> **Work required**
All records must be quoted exactly. Omit the pictures.

> **Collected data entries**
* * * * * * *

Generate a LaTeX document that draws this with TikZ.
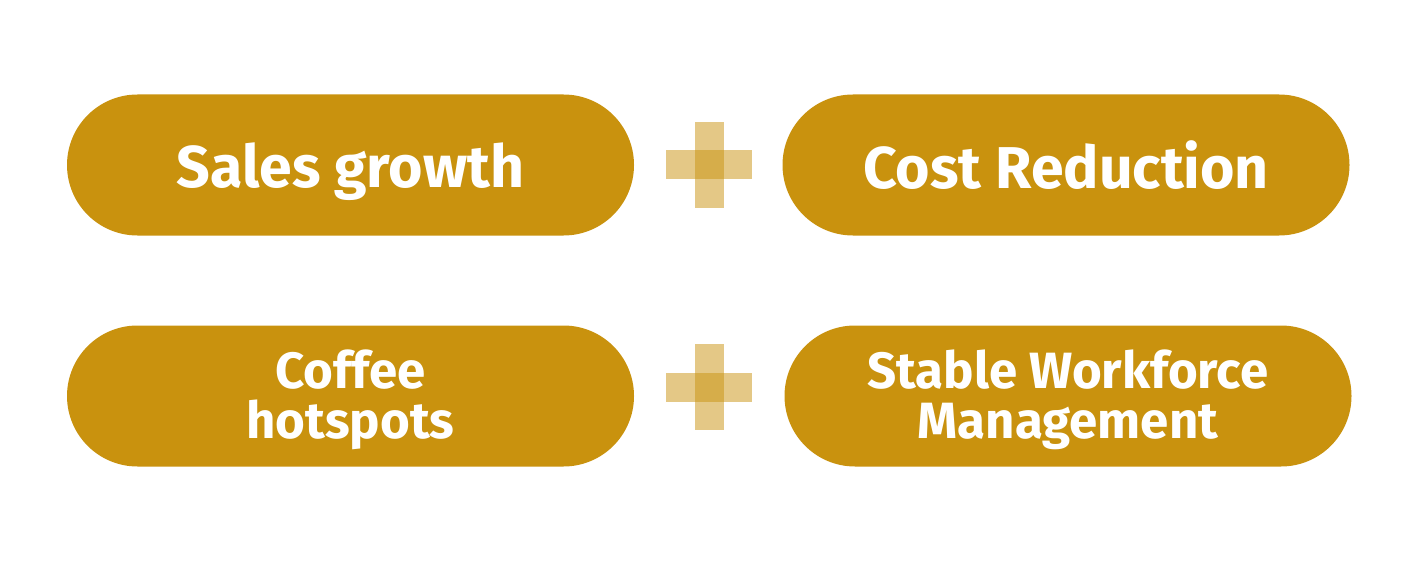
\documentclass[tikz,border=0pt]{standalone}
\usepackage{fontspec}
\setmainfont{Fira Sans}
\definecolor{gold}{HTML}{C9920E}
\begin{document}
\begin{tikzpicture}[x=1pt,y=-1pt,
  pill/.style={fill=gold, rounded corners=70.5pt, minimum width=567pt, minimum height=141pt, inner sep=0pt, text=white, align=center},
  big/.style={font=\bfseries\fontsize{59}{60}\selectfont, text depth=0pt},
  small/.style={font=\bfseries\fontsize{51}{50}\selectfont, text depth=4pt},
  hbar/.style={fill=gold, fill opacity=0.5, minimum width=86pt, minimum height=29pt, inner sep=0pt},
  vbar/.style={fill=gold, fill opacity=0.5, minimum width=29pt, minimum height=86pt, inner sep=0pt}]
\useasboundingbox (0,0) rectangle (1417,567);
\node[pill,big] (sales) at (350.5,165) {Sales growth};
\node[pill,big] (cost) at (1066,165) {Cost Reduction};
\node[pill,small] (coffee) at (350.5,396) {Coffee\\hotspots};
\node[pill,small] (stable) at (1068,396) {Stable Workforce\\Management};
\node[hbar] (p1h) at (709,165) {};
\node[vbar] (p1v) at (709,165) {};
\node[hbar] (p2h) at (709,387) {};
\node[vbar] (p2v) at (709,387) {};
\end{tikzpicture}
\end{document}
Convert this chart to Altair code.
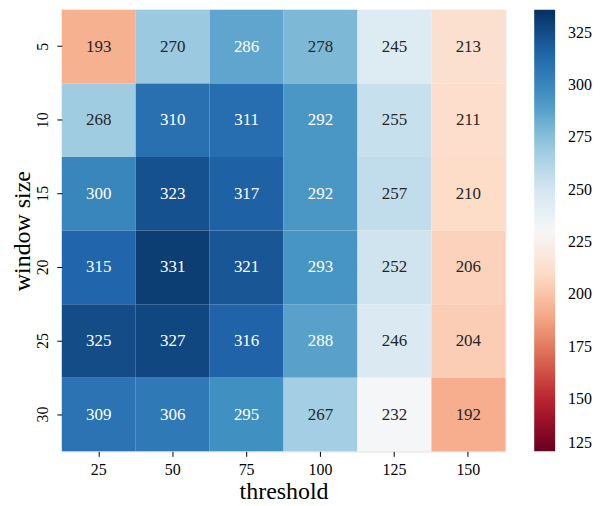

* * * * * * *

> **Result of this task**
Generate a LaTeX document that draws this with TikZ.
\documentclass[tikz,border=0pt]{standalone}
\usepackage{fontspec}
\setmainfont{Fira Sans}
\definecolor{gold}{HTML}{C9920E}
\begin{document}
\begin{tikzpicture}[x=1pt,y=-1pt,
  pill/.style={fill=gold, rounded corners=70.5pt, minimum width=567pt, minimum height=141pt, inner sep=0pt, text=white, align=center},
  big/.style={font=\bfseries\fontsize{59}{60}\selectfont, text depth=0pt},
  small/.style={font=\bfseries\fontsize{51}{50}\selectfont, text depth=4pt},
  hbar/.style={fill=gold, fill opacity=0.5, minimum width=86pt, minimum height=29pt, inner sep=0pt},
  vbar/.style={fill=gold, fill opacity=0.5, minimum width=29pt, minimum height=86pt, inner sep=0pt}]
\useasboundingbox (0,0) rectangle (1417,567);
\node[pill,big] (sales) at (350.5,165) {Sales growth};
\node[pill,big] (cost) at (1066,165) {Cost Reduction};
\node[pill,small] (coffee) at (350.5,396) {Coffee\\hotspots};
\node[pill,small] (stable) at (1068,396) {Stable Workforce\\Management};
\node[hbar] (p1h) at (709,165) {};
\node[vbar] (p1v) at (709,165) {};
\node[hbar] (p2h) at (709,387) {};
\node[vbar] (p2v) at (709,387) {};
\end{tikzpicture}
\end{document}
Convert this chart to Altair code.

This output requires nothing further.